Snake isn't just the prey in this situation though, he's got a full arsenal of weapons from cool suppressed rifles (warning: suppressors have a limited use and will run out), heavy hitting shotguns and pistols, to rocket launchers and sniper rifles. The only suppressed weapons are his Wu Pistol, the default rifle and an SMG. The rest are loud and they'll give away your position if you use them too much. But still, the option is there to go gung ho and hold your own. If you feel like it, you can even use the right bumper to pop into first person iron-sights/scope mode on the current weapon and shoot that way.

Again the AI won't automatically know where you are if you shoot with a non-suppressed weapon, they'll investigate a potential zone area and narrow that down the more you open fire. Snipe and relocate helps to keep them off balance for example.

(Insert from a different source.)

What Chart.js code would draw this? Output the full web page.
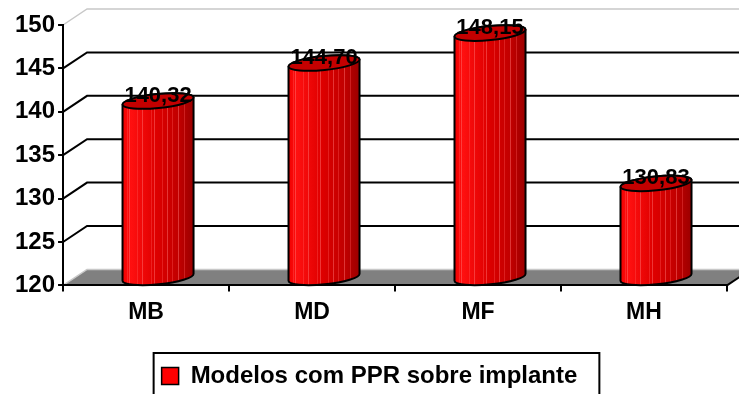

Your iDroid (a 1970's high tech hologram projecting mission gadget) can let you keep an eye on a map, gain intel, pick a landing sight for helicopter extractions. The chopper alone is incredible, probably because you can change the music to Ride of the Valkyries and when it arrives you get the downforce of the aircraft actually changing the way you move under it.

Snake's prequel mission is a lot of fun, there are lots of different options for you to try out and whilst it's 2 hours or so on the main mission, replay and various unlocks (a special operation for Raiden on the Xbox One can be unlocked by finding army patches in the main mission) including weapons, logs, Side Ops and cassette tapes. I've spent 20 hours with it and I'm not bored yet. It looks great on the Xbox One, it has superb sound and the music is Harry Gregson Williams at some of his finest yet.

The only one thing I've found hard so far, with the limited dialogue he has, is accepting Snake's voice without hearing Jack Bauer. Good old Keifer Sutherland does his best though and I am pretty sure come Phantom Pain I'll be able to accept him just as I did Garrett's new VA.